Leirvik Oysters, a poem by Chandy John

Editor's Note: May 17 is Norway Constitution Day

Leirvik Oysters
by Chandy John

Thick algae-green shell
Delicate pattern, unyielding mouth
Cracked open with force and skill
Yields slimy, salty, repellent joy
Nose, mouth, tongue
Inhale
The western Norway coast
Remains in stomach memory


From Chandy John: “I'm a a pediatrician, researcher and author whose prose, poems and fiction have been published in Sojourners, Phantasmagoria, JAMA, The Pharos, Annals of Internal Medicine, Journal of General Internal Medicine and The Michigan Alumnus. I live and work in Indiana, Kenya and Uganda.”

Tuesday, May 15, 2018

Emily's Chamber, a poem by Jo Barbara Taylor


Emily's Chamber
by Jo Barbara Taylor
                          after lines by Sarah Edwards

Emily enters the evening
garden like a tide
that slips onto shore, awakens
sensual senses, reaches
beyond today,
erases yesterday, seeks evidence
for tomorrow.
Her way of
being in a world of interlopers,
and at low-tide, she leaves,
retreats from the garden shore
to sanctuary. In her room,
plain like a cotton bedsheet,
she writes, taut
words tumbling smooth
onto white linen paper, tucked
and folded in.


Jo Barbara Taylor lives in North Carolina, but is an Indiana farm girl at heart. Her poems and academic writing have appeared in journals, magazines, anthologies and online. How to Come and Go (Chatter House Press 2016) is her fourth book. She leads poetry-writing workshops through Duke Continuing Education, chairs the workshop committee for the North Carolina Poetry Society, and coordinates a poetry reading series for a Raleigh independent bookstore.


Monday, May 7, 2018

Repeat Offender, a poem by Lylanne Musselman


Repeat Offender
by Lylanne Musselman

Nothing prepares you for the broken record
of your mom’s mind on a circular spin;
with each repeated phrase you feel yourself
spinning out of control. You must remember
she cannot reason any more than one can reason
with a two-year-old. Sometimes when you tell her
she can’t drive anymore she argues, cries, and pleads
to give her just one more chance. You tell her you’re afraid
for her safety and the safety of others. She says you can
ride with her and if she does something bad, just tell her
to pull over and she will; and all at once you remember:
a younger, saner mom who was mad at you
as a young adult, a passenger in her car.
She floored it on the back roads, saying she didn’t care
if she killed us both. And, you realize how irrational
she has always been – when she is not in control.

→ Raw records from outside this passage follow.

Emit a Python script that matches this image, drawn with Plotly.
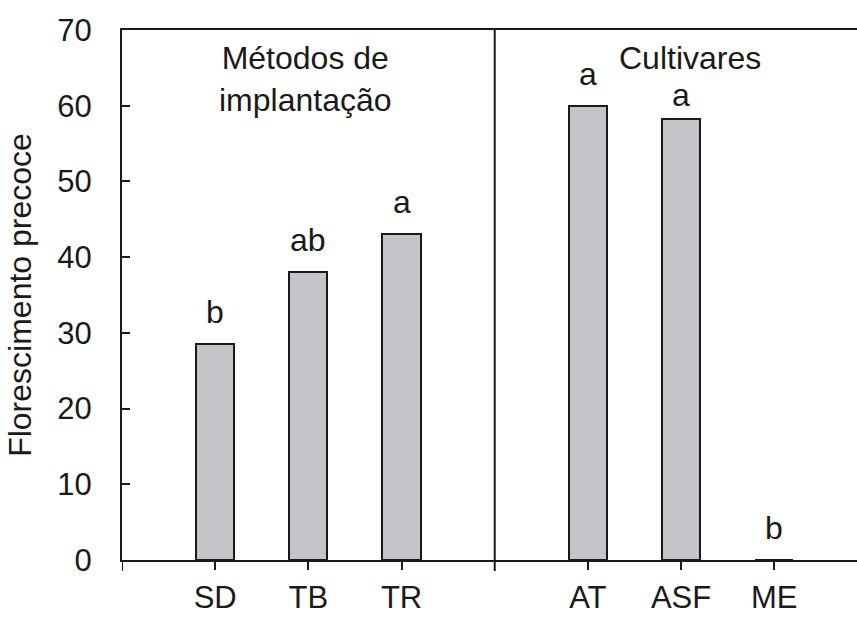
import plotly.graph_objects as go

categories = ["SD", "TB", "TR", "AT", "ASF", "ME"]
x_pos = [1, 2, 3, 5, 6, 7]
values = [28.5, 38.0, 43.0, 60.0, 58.2, 0.0]
letters = ["b", "ab", "a", "a", "a", "b"]
group_titles = ["Métodos de<br>implantação", "Cultivares"]
group_title_x = [1.97, 6.1]
y_ticks = [0, 10, 20, 30, 40, 50, 60, 70]

FONT = "Liberation Sans, Arial, sans-serif"
FS = 32
FS_NUM = 31
INK = "#1a1a1a"

fig = go.Figure()
fig.add_trace(go.Bar(
    x=x_pos, y=values, width=0.41,
    marker=dict(color="#c5c4c8", line=dict(color=INK, width=2)),
    showlegend=False, hoverinfo="skip",
))

label_shift = [12, 12, 12, 12, 4, 12]
for xv, yv, t, s in zip(x_pos, values, letters, label_shift):
    fig.add_annotation(x=xv, y=yv, text=t, showarrow=False, yanchor="bottom",
                       yshift=s, font=dict(family=FONT, size=FS, color=INK))

for xv, t in zip(group_title_x, group_titles):
    fig.add_annotation(x=xv, y=1, yref="paper", text=t, showarrow=False,
                       yanchor="top", yshift=-8, align="center",
                       font=dict(family=FONT, size=FS, color=INK))

ext = -11 / 530
# divider between groups, extends below baseline
fig.add_shape(type="line", x0=4, x1=4, xref="x", y0=ext, y1=1, yref="paper",
              line=dict(color=INK, width=2))
# left axis extension below baseline
fig.add_shape(type="line", x0=0, x1=0, xref="x", y0=ext, y1=0, yref="paper",
              line=dict(color=INK, width=2))

fig.update_layout(
    width=857, height=618,
    margin=dict(l=122, r=0, t=30, b=58),
    plot_bgcolor="white", paper_bgcolor="white",
    font=dict(family=FONT, size=FS, color=INK),
    bargap=0,
    xaxis=dict(range=[0, 7.888], tickvals=x_pos, ticktext=categories,
               ticks="outside", ticklen=8, tickwidth=2, tickcolor=INK,
               showline=True, linecolor=INK, linewidth=2, mirror=True,
               showgrid=False, zeroline=False, fixedrange=True,
               ticklabelstandoff=1, automargin=False,
               tickfont=dict(family=FONT, size=31, color=INK)),
    yaxis=dict(range=[0, 70], tickvals=y_ticks,
               ticks="inside", ticklen=8, tickwidth=2, tickcolor=INK,
               showline=True, linecolor=INK, linewidth=2,
               showgrid=False, zeroline=False, fixedrange=True,
               ticklabelstandoff=22,
               title=dict(text="Florescimento precoce", standoff=16,
                          font=dict(family=FONT, size=FS, color=INK)),
               tickfont=dict(family=FONT, size=FS_NUM, color=INK)),
)

fig.write_html("out.html", config={"displayModeBar": False},
               post_script="document.body.style.margin='0';document.body.style.overflow='hidden';")
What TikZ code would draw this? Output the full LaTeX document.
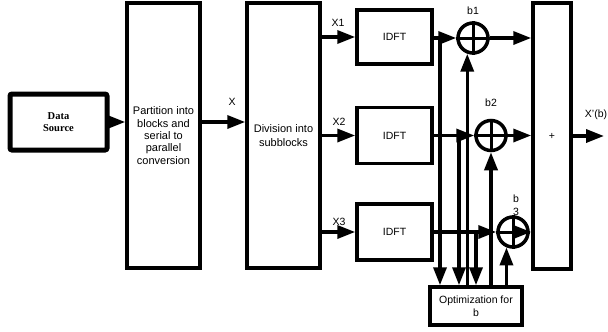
\documentclass[tikz,border=0pt]{standalone}
\usepackage{fontspec}
\setmainfont{Liberation Sans}
\newfontfamily\dsfont{Liberation Serif}
\usetikzlibrary{arrows.meta,calc}
\begin{document}
\begin{tikzpicture}[x=1pt,y=-1pt,
  box/.style={draw, line width=3.5pt, inner sep=1pt, align=center, font=\fontsize{10.5}{12.5}\selectfont},
  adder/.style={draw, circle, line width=3.5pt, minimum size=30pt, inner sep=0pt},
  arr/.style={line width=3.5pt, -{Triangle[length=18pt,width=13pt]}},
  lbl/.style={font=\fontsize{10.5}{12}\selectfont, inner sep=0pt}]
\useasboundingbox (0,0) rectangle (608,332);
% blocks
\node[box, line width=5pt, rounded corners=2pt, minimum width=97pt, minimum height=56pt,
      font=\dsfont\bfseries\fontsize{10.5}{12.5}\selectfont] (ds) at (58.5,122) {Data\\Source};
\node[box, minimum width=73pt, minimum height=265pt, font=\fontsize{11}{12.3}\selectfont] (part) at (163.5,135.5)
  {Partition into\\blocks and\\serial to\\parallel\\conversion};
\node[box, minimum width=73pt, minimum height=265pt, font=\fontsize{11}{13.5}\selectfont] (div) at (283.5,135.5)
  {Division into\\subblocks};
\node[box, minimum width=75pt, minimum height=54pt] (i1) at (394.5,37) {IDFT};
\node[box, minimum width=75pt, minimum height=56pt] (i2) at (394.5,135.5) {IDFT};
\node[box, minimum width=75pt, minimum height=56pt] (i3) at (394.5,232) {IDFT};
\node[box, minimum width=38pt, minimum height=266pt] (sum) at (552,136) {+};
\node[box, minimum width=92pt, minimum height=38pt] (opt) at (476,306) {Optimization for\\b};
% adders
\node[adder] (b1) at (473,38) {};
\node[adder] (b2) at (491,135.5) {};
\node[adder] (b3) at (513,232) {};
\foreach \b in {b1,b2,b3}{
  \draw[line width=3pt] (\b.north) -- (\b.south) (\b.west) -- (\b.east);
}
% labels
\node[lbl] (lx) at (232,102) {X};
\node[lbl] (lx1) at (338,23) {X1};
\node[lbl] (lx2) at (339,122) {X2};
\node[lbl] (lx3) at (339,222) {X3};
\node[lbl] (lb1) at (473,11) {b1};
\node[lbl] (lb2) at (491,103) {b2};
\node[lbl, align=center, font=\fontsize{10.5}{12.5}\selectfont] (lb3) at (516,205) {b\\3};
\node[lbl] (lxo) at (596,115) {X'(b)};
% main flow
\draw[arr] (ds.east) -- (ds.east -| part.west);
\draw[arr] (part.east |- ds.east) -- (div.west |- ds.east);
\draw[arr] (div.east |- i1.west) -- (i1.west);
\draw[arr] (div.east |- i2.west) -- (i2.west);
\draw[arr] (div.east |- i3.west) -- (i3.west);
\draw[arr] (i1.east |- b1.west) -- (b1.west);
\draw[arr] (i2.east |- b2.west) -- (b2.west);
\draw[arr] (i3.east |- b3.west) -- (b3.west);
% branches to optimisation
\coordinate (t1) at (440,38);
\coordinate (t2) at (459,135.5);
\coordinate (t3) at (476,232);
\draw[arr] (t1) -- (t1 |- opt.north);
\draw[arr] (t2) -- (t2 |- opt.north);
\draw[arr] (t3) -- (t3 |- opt.north);
% weights back to adders
\draw[arr] (opt.north -| b1.-110) -- (b1.-110);
\draw[arr] (opt.north -| b2.south) -- (b2.south);
\draw[arr] (opt.north -| b3.-113) -- (b3.-113);
% adders to sum
\draw[arr] (b1.east) -- (b1.east -| sum.west);
\draw[arr] (b2.east) -- (b2.east -| sum.west);
\draw[arr] (b3.center) -- (b3.center -| sum.west);
\coordinate (out) at (604,136);
\draw[arr] (sum.east |- out) -- (out);
\end{tikzpicture}
\end{document}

Lylanne Musselman is an award-winning poet, playwright, and artist, living in Indiana. Her work has appeared in Pank, Flying Island, The Tipton Poetry Journal, Poetry Breakfast, The New Verse News, Ekphrastic Review, and Rat’s Ass Review, among others, and many anthologies, including Resurrection of a Sunflower, poems to honor Vincent van Gogh (Pski’s Porch, 2017). A Pushcart Nominee twice, Musselman is the author of four chapbooks including the recent Weathering Under the Cat (Finishing Line Press, 2017).